I thought that The Cabinet of Curiosities was fantastic. It kept me guessing right up until the end, the pace was enjoyable, the characters had heart. The experience of reading it was a pleasure. And yet, what I find most fascinating is that it was nothing exotic. The characters were attainable, the environment was not extravagant, and the names were (mostly) common. They didn’t have to create intercontinental political systems (G.O.T.) or a myriad of new kinds of creatures and experiences (H.P.), or a carefully constructed theology and thick plot (L.O.T.R.).
Preston and Child took the pieces of life we already experience, and simply looked at them in a new way. Maybe you could say that is what all authors do anyway. Relationships, values, virtues, vices…all those things we are already familiar with we look at from a new perspective when we read. Even so, I thought it was impressive that they could tell a good story in The Cabinet Of Curiosities without ever getting too exotic.
Further, I don’t know authors maintain the multitude of elements in their stories, and yet remain consisent. I have tried to organize my daydreams into an acceptible form for a novel, but they have always seemed to fracture and splinter within my mind, creating a plethora of frayed-strands and disjointed fragments.

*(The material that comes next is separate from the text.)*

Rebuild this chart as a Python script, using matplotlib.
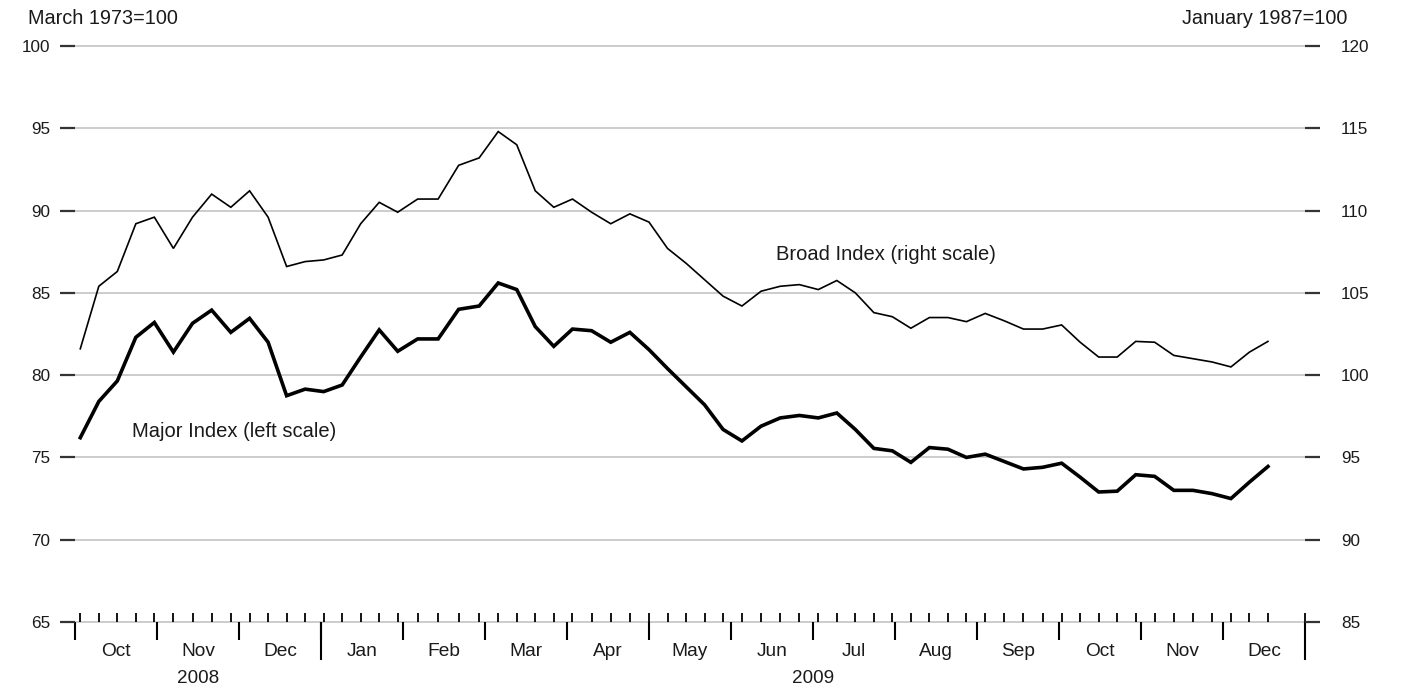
import matplotlib
matplotlib.use("Agg")
import matplotlib.pyplot as plt
import pandas as pd

plt.rcParams['font.family'] = ['Liberation Sans', 'DejaVu Sans']

# weekly observations (Fridays), 3 Oct 2008 .. 18 Dec 2009
dates = pd.date_range('2008-10-03', periods=64, freq='7D')

# Broad index, right scale (January 1987=100)
broad = [101.6, 105.4, 106.3, 109.2, 109.6,
         107.7, 109.6, 111.0, 110.2,
         111.2, 109.6, 106.6, 106.9,
         107.0, 107.3, 109.2, 110.5, 109.9,
         110.7, 110.7, 112.75, 113.2,
         114.8, 114.0, 111.2, 110.2,
         110.7, 109.9, 109.2, 109.8,
         109.3, 107.7, 106.8, 105.8, 104.8,
         104.2, 105.1, 105.4, 105.5,
         105.2, 105.75, 105.0, 103.8, 103.55,
         102.85, 103.5, 103.5, 103.25,
         103.75, 103.3, 102.8, 102.8,
         103.05, 102.0, 101.1, 101.1, 102.05,
         102.0, 101.2, 101.0, 100.8,
         100.5, 101.4, 102.05]

# Major index, left scale (March 1973=100)
major = [76.2, 78.4, 79.65, 82.3, 83.2,
         81.4, 83.15, 83.95, 82.6,
         83.45, 82.0, 78.75, 79.15,
         79.0, 79.4, 81.1, 82.75, 81.45,
         82.2, 82.2, 84.0, 84.2,
         85.6, 85.2, 82.95, 81.75,
         82.8, 82.7, 82.0, 82.6,
         81.55, 80.4, 79.3, 78.2, 76.7,
         76.0, 76.9, 77.4, 77.55,
         77.4, 77.7, 76.7, 75.55, 75.4,
         74.7, 75.6, 75.5, 75.0,
         75.2, 74.75, 74.3, 74.4,
         74.65, 73.8, 72.9, 72.95, 73.95,
         73.85, 73.0, 73.0, 72.8,
         72.5, 73.5, 74.45]

months = ["Oct", "Nov", "Dec", "Jan", "Feb", "Mar", "Apr", "May",
          "Jun", "Jul", "Aug", "Sep", "Oct", "Nov", "Dec"]
years = ["2008", "2009"]
year_spans = [(0, 3), (3, 15)]

left_ticks = [65, 70, 75, 80, 85, 90, 95, 100]
right_ticks = [85, 90, 95, 100, 105, 110, 115, 120]

# every month gets the same width: x = months since Oct 2008 + fraction of month
x = [(d.year - 2008) * 12 + d.month - 10 + (d.day - 1) / d.days_in_month for d in dates]

txt = '#1a1a1a'
grid = '#cccccc'

fig = plt.figure(figsize=(14.08, 6.91), dpi=100)
ax = fig.add_axes([75 / 1408, 69 / 691, 1230 / 1408, 576 / 691])
ax2 = ax.twinx()

ax.set_xlim(0, 15)
ax.set_ylim(65, 100)
ax2.set_ylim(85, 120)

for v in left_ticks:
    ax.axhline(v, color=grid, lw=1.4, clip_on=False, zorder=0)

ax.plot(x, major, color='black', lw=2.6, solid_joinstyle='miter', zorder=3)
ax2.plot(x, broad, color='black', lw=1.2, solid_joinstyle='miter', zorder=3)

for a in (ax, ax2):
    for s in a.spines.values():
        s.set_visible(False)

# y ticks
ax.set_yticks(left_ticks)
ax.tick_params(axis='y', direction='out', length=11, width=1.6, color='#333333',
               pad=7, labelsize=12.3, labelcolor=txt)
ax2.set_yticks(right_ticks)
ax2.tick_params(axis='y', direction='out', length=11, width=1.6, color='#333333',
                pad=15, labelsize=12.3, labelcolor=txt)

# weekly ticks pointing up
ax.set_xticks(x + [15])
ax.set_xticklabels([])
ax.tick_params(axis='x', direction='in', length=6.5, width=1.3, color='black')

# month boundaries pointing down, year boundaries longer
for locs, ln in ((range(0, 15), 13), ([3, 15], 27)):
    sec = ax.secondary_xaxis('bottom')
    sec.set_xticks(list(locs))
    sec.set_xticklabels([])
    sec.tick_params(axis='x', direction='out', length=ln, width=1.5, color='black')
    for s in sec.spines.values():
        s.set_visible(False)

xt = ax.get_xaxis_transform()
for i, m in enumerate(months):
    ax.text(i + 0.5, -0.052, m, transform=xt, ha='center', va='center',
            fontsize=13.8, color=txt)
for yr, (a, b) in zip(years, year_spans):
    ax.text((a + b) / 2, -0.098, yr, transform=xt, ha='center', va='center',
            fontsize=13.6, color=txt)

fig.text(28 / 1408, 1 - 18 / 691, "March 1973=100", ha='left', va='center',
         fontsize=14.3, color=txt)
fig.text(1347 / 1408, 1 - 18 / 691, "January 1987=100", ha='right', va='center',
         fontsize=14.3, color=txt)

ax.text(8.55, 87.36, "Broad Index (right scale)", ha='left', va='center',
        fontsize=14.5, color=txt, zorder=4)
ax.text(0.695, 76.55, "Major Index (left scale)", ha='left', va='center',
        fontsize=14.5, color=txt, zorder=4)

fig.savefig("out.png", dpi=100)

Maybe it is the memory trip that Agent Pendergrast so often relies on. What if Preston and Child are actually telling us about their creative process when they describe Pendergrasts deep meditation.
When they weave the novel together, with the feints and intertwined characters, do they let Pendergrast himself show them the way the story unfolds?
Finally, the question that I have often asked myself. In the creative process, how much effort should I place on structure and method, and how much should I “let the block of wood tell me what it should be carved into”?